** begin **
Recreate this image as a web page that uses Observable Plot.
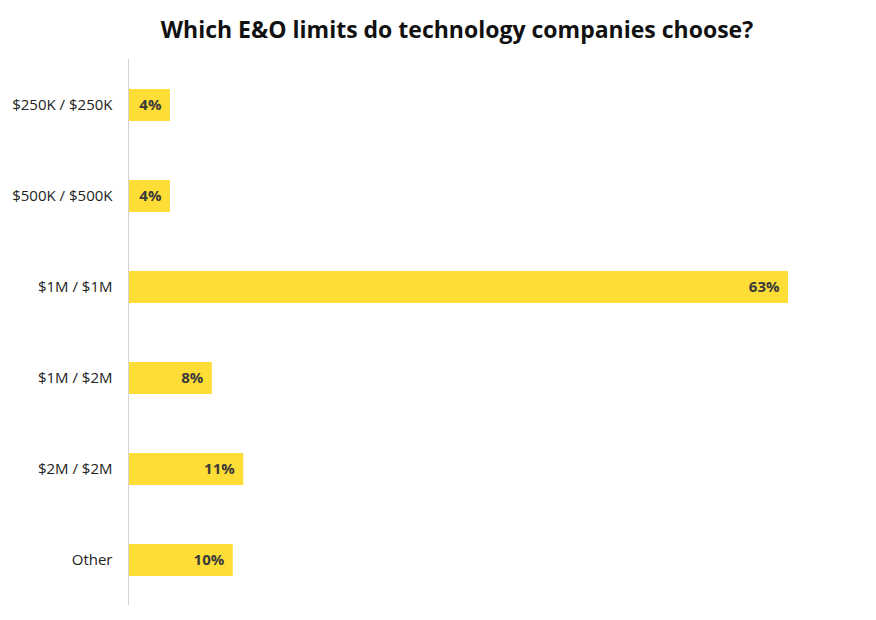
<!DOCTYPE html>
<html><head><meta charset="utf-8">
<script src="https://cdn.jsdelivr.net/npm/d3@7"></script>
<script src="https://cdn.jsdelivr.net/npm/@observablehq/plot@0.6"></script>
<style>
body{margin:0;background:#fff;font-family:"Open Sans",sans-serif;}
#title{height:50px;text-align:center;font-weight:700;font-size:23px;line-height:23px;padding-top:18px;box-sizing:border-box;color:#111;margin:0 0 0 38px;width:838px;}
</style></head><body>
<div id="title">Which E&amp;O limits do technology companies choose?</div>
<div id="chart"></div>
<script>
const categories = ["$250K / $250K", "$500K / $500K", "$1M / $1M", "$1M / $2M", "$2M / $2M", "Other"];
const shares = [4, 4, 63, 8, 11, 10];
const data = categories.map((c, i) => ({category: c, value: shares[i]}));
const chart = Plot.plot({
  width: 876,
  height: 570,
  marginTop: 9,
  marginBottom: 15,
  marginLeft: 128,
  marginRight: 88,
  style: {fontFamily: "Open Sans, sans-serif", fontSize: "15px", color: "#222"},
  x: {domain: [0, 63], axis: null},
  y: {domain: categories, paddingInner: 0.65, paddingOuter: 0.325, label: null, tickSize: 0, tickPadding: 16},
  marks: [
    Plot.barX(data, {x: "value", y: "category", fill: "#fddd36"}),
    Plot.ruleX([0], {stroke: "#d4d4d4"}),
    Plot.text(data, {x: "value", y: "category", text: d => d.value + "%", textAnchor: "end", dx: -9, fontWeight: "bold", fill: "#3a3a3a", fontSize: 15})
  ]
});
document.getElementById("chart").appendChild(chart);
</script>
</body></html>
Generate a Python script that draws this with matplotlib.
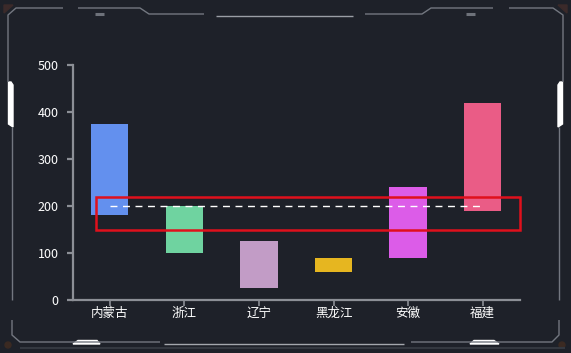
import matplotlib
matplotlib.use("Agg")
import matplotlib.pyplot as plt
from matplotlib.patches import Rectangle, Polygon, Circle

plt.rcParams['font.family'] = ['Noto Sans CJK SC', 'DejaVu Sans']

provinces = ["内蒙古", "浙江", "辽宁", "黑龙江", "安徽", "福建"]
low = [180, 100, 25, 60, 90, 190]
high = [375, 200, 125, 90, 240, 420]
colors = ["#6390ee", "#6fd3a0", "#c29cc6", "#e6b620", "#dc5ce8", "#ea5c86"]
yticks = [0, 100, 200, 300, 400, 500]
avg_line = 200
band = (150, 220)

BG = "#1e2129"
AXIS = "#8c8f96"
FRAME = "#737780"

W, H = 571, 353
fig = plt.figure(figsize=(W / 100, H / 100), dpi=100, facecolor=BG)

# ---- decorative frame, drawn in pixel coords ---------------------------
deco = fig.add_axes([0, 0, 1, 1], zorder=0)
deco.set_xlim(0, W); deco.set_ylim(H, 0); deco.axis("off")
deco.set_facecolor("none")

def seg(xs, ys, c=FRAME, lw=1.0, **kw):
    deco.plot(xs, ys, color=c, lw=lw, solid_capstyle="butt", **kw)

# top
seg([8, 8, 16, 63], [82, 15, 8, 8])
seg([78, 140, 149, 204], [8, 8, 14, 14])
seg([216, 353], [15.5, 15.5], c="#9a9ea5")
seg([365, 422, 431, 493], [14, 14, 8, 8])
seg([509, 553, 563, 563], [8, 8, 15, 82])
seg([95, 104], [14, 14], c="#6e727a", lw=2.2)
seg([466, 475], [14, 14], c="#6e727a", lw=2.2)
deco.add_patch(Polygon([[4, 5], [13, 5], [4, 13]], closed=True, color="#3b2a2a"))
deco.add_patch(Polygon([[567, 5], [558, 5], [567, 13]], closed=True, color="#3b2a2a"))
# sides
seg([12, 12], [127, 300])
seg([12, 12, 20, 160], [320, 335, 342, 342])
seg([559, 559], [127, 300])
seg([559, 559, 552, 411], [320, 335, 342, 342])
deco.add_patch(Polygon([[8.5, 82], [11, 82], [13, 85], [13, 127], [8.5, 124]], closed=True, color="white"))
deco.add_patch(Polygon([[562.5, 82], [560, 82], [558, 85], [558, 127], [562.5, 124]], closed=True, color="white"))
# bottom
seg([164, 404], [344, 344], c="#a4a7ad")
seg([20, 565], [347.5, 347.5], c="#343840", lw=1.5)
deco.add_patch(Polygon([[73, 344], [100, 344], [97, 340.5], [78, 340.5]], closed=True, color="white"))
deco.add_patch(Polygon([[470, 344], [499, 344], [494, 340.5], [474, 340.5]], closed=True, color="white"))
deco.add_patch(Circle((8, 345), 3, color="#3b2a22"))
deco.add_patch(Circle((562, 345), 3, color="#3b2a22"))

# ---- main chart ----------------------------------------------------------
ax = fig.add_axes([72.5 / W, 1 - 300 / H, (520 - 72.5) / W, (300 - 65) / H], zorder=1)
ax.set_facecolor("none")
x = range(len(provinces))
ax.bar(x, [h - l for h, l in zip(high, low)], bottom=low, width=0.5,
       color=colors, zorder=2)
ax.plot([0, len(provinces) - 1], [avg_line, avg_line], color="white", lw=1,
        dashes=(5, 4), zorder=3)
ax.add_patch(Rectangle((-0.185, band[0]), len(provinces) - 0.5 + 0.185, band[1] - band[0],
                       fill=False, edgecolor="#e0101c", lw=1.8, zorder=4, clip_on=False))

ax.set_xlim(-0.5, len(provinces) - 0.5)
ax.set_ylim(0, 500)
ax.set_yticks(yticks)
ax.set_xticks(list(x))
ax.set_xticklabels(provinces)
for s in ["top", "right"]:
    ax.spines[s].set_visible(False)
for s in ["left", "bottom"]:
    ax.spines[s].set_color(AXIS)
    ax.spines[s].set_linewidth(1.6)
ax.tick_params(axis="y", colors=AXIS, labelcolor="white", labelsize=9, length=4, width=1.6, pad=6)
ax.tick_params(axis="x", colors=AXIS, labelcolor="white", labelsize=9, length=4, width=1.2, pad=1)

fig.savefig("out.png", dpi=100, facecolor=BG)
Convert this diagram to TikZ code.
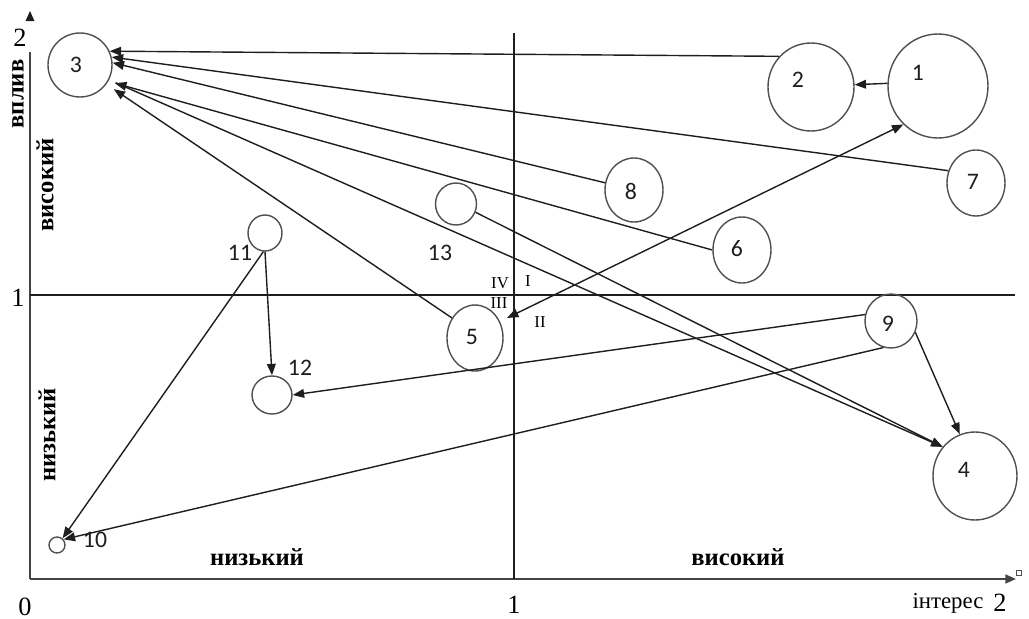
\documentclass[tikz,border=0pt]{standalone}
\usepackage{fontspec}
\setmainfont{Liberation Serif}
\newfontfamily\numfont{Carlito}
\usetikzlibrary{arrows.meta,shapes.geometric}
\definecolor{ink}{HTML}{1E1E1E}
\definecolor{rim}{HTML}{505050}
\definecolor{axisgray}{HTML}{444444}
\tikzset{
  ring/.style 2 args={ellipse,draw=rim,line width=0.8pt,inner sep=0pt,minimum width=#1*0.02cm,minimum height=#2*0.02cm},
  tag/.style={font=\numfont\fontsize{13.5}{15}\selectfont,text=ink},
  link/.style={ink,line width=0.8pt,-{Triangle[length=6.5pt,width=5pt]}},
  zone/.style={font=\bfseries\fontsize{14}{16}\selectfont},
  tick/.style={font=\fontsize{15}{17}\selectfont},
  quad/.style={font=\fontsize{9.5}{11}\selectfont},
}

\begin{document}
\begin{tikzpicture}[x=0.02cm,y=-0.02cm]
\useasboundingbox (0,0) rectangle (1029,619);
\draw[axisgray,line width=1.1pt] (30,579) -- (30,52);
\fill[ink] (30,11) -- (34.5,21) -- (25.5,21) -- cycle;
\draw[axisgray,line width=1.1pt,-{Triangle[length=6pt,width=5pt]}] (30,579) -- (1016,579);
\draw[rim,line width=0.4pt] (1016,570) rectangle (1021,575);
\draw[ink,line width=0.8pt] (30,295) -- (1015,295);
\draw[ink,line width=0.8pt] (514,33) -- (514,579);

\node[tick] at (20,38) {2};
\node[tick] at (18,298) {1};
\node[tick] at (25,607) {0};
\node[tick] at (514,605) {1};
\node[tick] at (1000,603) {2};
\node[font=\fontsize{13}{15}\selectfont] at (948,603) {інтерес};
\node[zone,rotate=90] at (18,94) {вплив};
\node[zone,rotate=90] at (45,185) {високий};
\node[zone,rotate=90] at (47,435) {низький};
\node[zone] at (257,557) {низький};
\node[zone] at (738,557) {високий};
\node[quad] at (500,283) {IV};
\node[quad] at (528,281) {I};
\node[quad] at (499,303) {III};
\node[quad] at (540,322) {II};

\node[ring={64}{64}] (n3) at (80,65) {};
\node[ring={86}{88}] (n2) at (811,87) {};
\node[ring={100}{104}] (n1) at (938,86) {};
\node[ring={58}{66}] (n7) at (976,183) {};
\node[ring={58}{64}] (n8) at (634,190) {};
\node[ring={58}{66}] (n6) at (742,250) {};
\node[ring={52}{54}] (n9) at (891,321) {};
\node[ring={84}{88}] (n4) at (975,476) {};
\node[ring={56}{66}] (n5) at (475,338) {};
\node[ring={41}{42}] (n13) at (456,204) {};
\node[ring={34}{36}] (n11) at (265,233) {};
\node[ring={40}{38}] (n12) at (272,395) {};
\node[ring={16}{16}] (n10) at (57,545) {};
\coordinate (q3) at (507,318);

\node[tag] at (76,65) {3};
\node[tag] at (798,80) {2};
\node[tag] at (918,73) {1};
\node[tag] at (973,182) {7};
\node[tag] at (631,191) {8};
\node[tag] at (737,249) {6};
\node[tag] at (888,324) {9};
\node[tag] at (964,470) {4};
\node[tag] at (472,337) {5};
\node[tag] at (440,253) {13};
\node[tag] at (240,253) {11};
\node[tag] at (300,368) {12};
\node[tag] at (95,540) {10};

\draw[link] (n2.136) -- (n3.25);
\draw[link] (n7.156) -- (n3.14);
\draw[link] (n8.166) -- (n3.4);
\draw[link,shorten >=4pt] (n6.west) -- (n3.-30);
\draw[link,shorten >=5pt] (n5.139) -- (n3.-36);
\draw[link,shorten <=4pt] (n3.-27) -- (n4.138);
\draw[link] (n13.-23) -- (n4.138);
\draw[link] (n1.177) -- (n2.3);
\draw[link,{Triangle[length=6.5pt,width=5pt]}-{Triangle[length=6.5pt,width=5pt]}] (q3) -- (n1.228);
\draw[link] (n9.-25) -- (n4.110);
\draw[link] (n9.166) -- (n12.east);
\draw[link] (n9.-106) -- (n10.40);
\draw[link] (n11.south) -- (n12.north);
\draw[link] (n11.-95) -- (n10.50);
\end{tikzpicture}
\end{document}
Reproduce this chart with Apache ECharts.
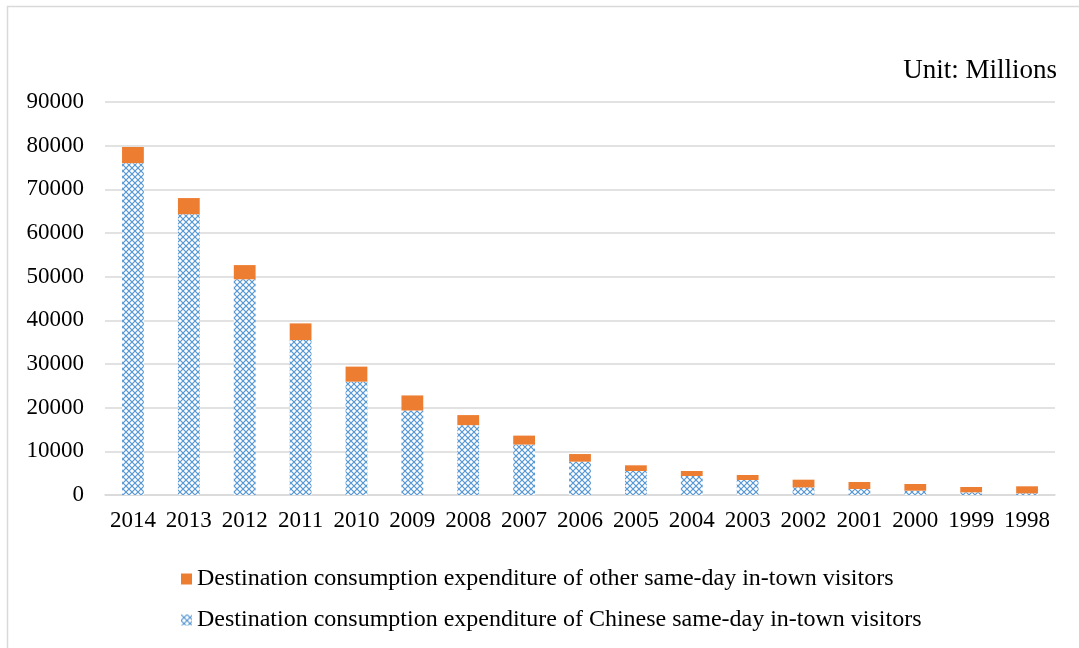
<!DOCTYPE html>
<html>
<head>
<meta charset="utf-8">
<script src="https://cdn.jsdelivr.net/npm/echarts@6/dist/echarts.min.js"></script>
<style>
  html, body { margin: 0; padding: 0; background: #fff; }
  #chart { width: 1079px; height: 648px; }
</style>
</head>
<body>
<div id="chart"></div>
<script>
// Years shown on the category axis
const years = ['2014', '2013', '2012', '2011', '2010', '2009', '2008', '2007', '2006',
  '2005', '2004', '2003', '2002', '2001', '2000', '1999', '1998'];

// Destination consumption expenditure of Chinese same-day in-town visitors (millions)
const chineseVisitors = [76000, 64300, 49400, 35500, 25950, 19350, 16000, 11550, 7630,
  5500, 4350, 3430, 1760, 1370, 990, 610, 380];

// Destination consumption expenditure of other same-day in-town visitors (millions)
const otherVisitors = [3700, 3700, 3250, 3800, 3450, 3450, 2300, 2050, 1750,
  1300, 1150, 1150, 1750, 1610, 1530, 1220, 1610];

const yTicks = { min: 0, max: 90000, interval: 10000 };

const nameOther = 'Destination consumption expenditure of other same-day in-town visitors';
const nameChinese = 'Destination consumption expenditure of Chinese same-day in-town visitors';

// Small repeating diamond-lattice tile used as the fill of the Chinese visitors series
function makeLatticeTile() {
  const n = 6;
  const c = document.createElement('canvas');
  c.width = n; c.height = n;
  const ctx = c.getContext('2d');
  ctx.fillStyle = '#ffffff';
  ctx.fillRect(0, 0, n, n);
  for (let y = 0; y < n; y++) {
    for (let x = 0; x < n; x++) {
      const onLine = (x === y) || (x + y === n - 1);
      const nearLine = Math.abs(x - y) === 1 || Math.abs(x + y - (n - 1)) === 1;
      if (onLine) {
        ctx.fillStyle = '#5B9BD5';
        ctx.fillRect(x, y, 1, 1);
      } else if (nearLine) {
        ctx.fillStyle = '#C9DDF2';
        ctx.fillRect(x, y, 1, 1);
      }
    }
  }
  return c;
}

const font = '"Liberation Serif", "Times New Roman", serif';
const chart = echarts.init(document.getElementById('chart'), null, { renderer: 'canvas' });

chart.setOption({
  backgroundColor: '#ffffff',
  animation: false,
  textStyle: { fontFamily: font, color: '#000' },
  grid: { left: 105, right: 24, top: 102, bottom: 153, containLabel: false },
  graphic: [
    {
      type: 'rect',
      shape: { x: 7.5, y: 6.5, width: 1100, height: 700 },
      style: { fill: 'none', stroke: '#D9D9D9', lineWidth: 1.5 },
      silent: true
    },
    {
      type: 'text',
      right: 22,
      top: 57,
      style: { text: 'Unit: Millions', font: '27px ' + font, fill: '#000' }
    }
  ],
  legend: {
    orient: 'vertical',
    left: 176,
    top: 562,
    itemGap: 17,
    itemWidth: 11,
    itemHeight: 11,
    icon: 'rect',
    data: [nameOther, nameChinese],
    textStyle: { fontFamily: font, fontSize: 24, color: '#000' }
  },
  xAxis: {
    type: 'category',
    data: years,
    axisLine: { lineStyle: { color: '#D9D9D9', width: 1.5 } },
    axisTick: { show: false },
    axisLabel: { fontFamily: font, fontSize: 23, color: '#000', margin: 14, interval: 0 }
  },
  yAxis: {
    type: 'value',
    min: yTicks.min,
    max: yTicks.max,
    interval: yTicks.interval,
    axisLine: { show: false },
    axisTick: { show: false },
    splitLine: { lineStyle: { color: '#D9D9D9', width: 1.5 } },
    axisLabel: {
      fontFamily: font, fontSize: 23, color: '#000', margin: 21,
      formatter: (v) => String(v)
    }
  },
  series: [
    {
      name: nameChinese,
      type: 'bar',
      stack: 'total',
      barWidth: '39%',
      data: chineseVisitors,
      itemStyle: { color: { image: makeLatticeTile(), repeat: 'repeat' } }
    },
    {
      name: nameOther,
      type: 'bar',
      stack: 'total',
      barWidth: '39%',
      data: otherVisitors,
      itemStyle: { color: '#ED7D31' }
    }
  ]
});
</script>
</body>
</html>
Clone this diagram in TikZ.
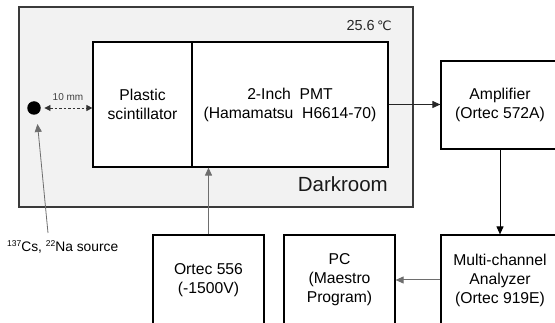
\documentclass[tikz,border=0pt]{standalone}
\usepackage{fontspec}
\setmainfont{Liberation Sans}
\newfontfamily\djv{DejaVu Sans}
\usetikzlibrary{arrows.meta}
\definecolor{roomfill}{HTML}{F2F2F2}
\definecolor{roomline}{HTML}{3A3A3A}
\definecolor{conngray}{HTML}{6E6E6E}
\tikzset{
  box/.style={draw=black, line width=1.2pt, fill=white, rectangle, inner sep=0pt, align=center,
    font=\fontsize{15.7}{19}\selectfont},
  arr/.style={line width=1pt, -{Triangle[length=8pt,width=7pt]}},
}
\begin{document}
\begin{tikzpicture}[x=1pt,y=-1pt]
\useasboundingbox (0,0) rectangle (555,323);
% darkroom
\node[draw=roomline, line width=1.5pt, fill=roomfill, rectangle, inner sep=0pt,
  minimum width=394pt, minimum height=200pt] (room) at (216,107) {};
\node[box, minimum width=99pt, minimum height=125pt] (scint) at (142.5,104.5) {Plastic\\scintillator};
\node[box, minimum width=196pt, minimum height=125pt] (pmt) at (290,104.5) {2-Inch~~PMT\\(Hamamatsu~~H6614-70)};
\node[anchor=base east, inner sep=0pt, font=\fontsize{20.5}{21}\selectfont, text=black!90] (dark) at (388,192) {Darkroom};
\node[anchor=base east, inner sep=0pt, font=\fontsize{14.5}{16}\selectfont, text=black!85] (temp) at (392,31) {25.6\,{\djv\fontsize{13}{14}\selectfont ℃}};
% source
\node[circle, fill=black, minimum size=13.5pt, inner sep=0pt] (src) at (34,108) {};
\node[inner sep=0pt, font=\fontsize{10}{12}\selectfont, text=black!75] (mm) at (68,97) {10 mm};
\draw[line width=0.9pt, dashed, dash pattern=on 2.5pt off 2pt, black!80,
  {Triangle[length=6pt,width=6pt]}-{Triangle[length=6pt,width=6pt]}]
  ([xshift=3.5pt]src.east) -- (scint.west |- src.east);
\node[anchor=west, inner sep=0pt, font=\fontsize{13.8}{15}\selectfont] (srclab) at (7,247)
  {{\fontsize{8.5}{9}\selectfont\raisebox{4.5pt}{137}}Cs, {\fontsize{8.5}{9}\selectfont\raisebox{4.5pt}{22}}Na source};
\coordinate (srctail) at (48,233);
\coordinate (srctip) at (37.5,124);
\draw[line width=0.8pt, conngray, -{Triangle[length=8pt,width=7pt]}] (srctail) -- (srctip);
% right side
\node[box, minimum width=118pt, minimum height=88pt] (amp) at (500,105) {Amplifier\\(Ortec 572A)};
\node[box, minimum width=111pt, minimum height=90pt] (hv) at (208.5,280) {Ortec 556\\(-1500V)};
\node[box, minimum width=111pt, minimum height=90pt] (pc) at (339.5,280) {PC\\(Maestro\\Program)};
\node[box, minimum width=118pt, minimum height=90pt] (mca) at (500,280) {Multi-channel\\Analyzer\\(Ortec 919E)};
% connectors
\draw[arr, conngray] (hv.north) -- (hv.north |- pmt.south);
\draw[arr, black!85] (pmt.east) -- (pmt.east -| amp.west);
\draw[arr, black] (amp.south) -- (mca.north);
\draw[arr, conngray] (mca.west) -- (pc.east);
\end{tikzpicture}
\end{document}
** end **
■ To do
Identify each line in the records above containing the word "matplotlib"; copy those lines.

■ Solution to this exercise
Generate a Python script that draws this with matplotlib.
import matplotlib
matplotlib.use("Agg")
import matplotlib.pyplot as plt
from matplotlib.patches import Rectangle, Polygon, Circle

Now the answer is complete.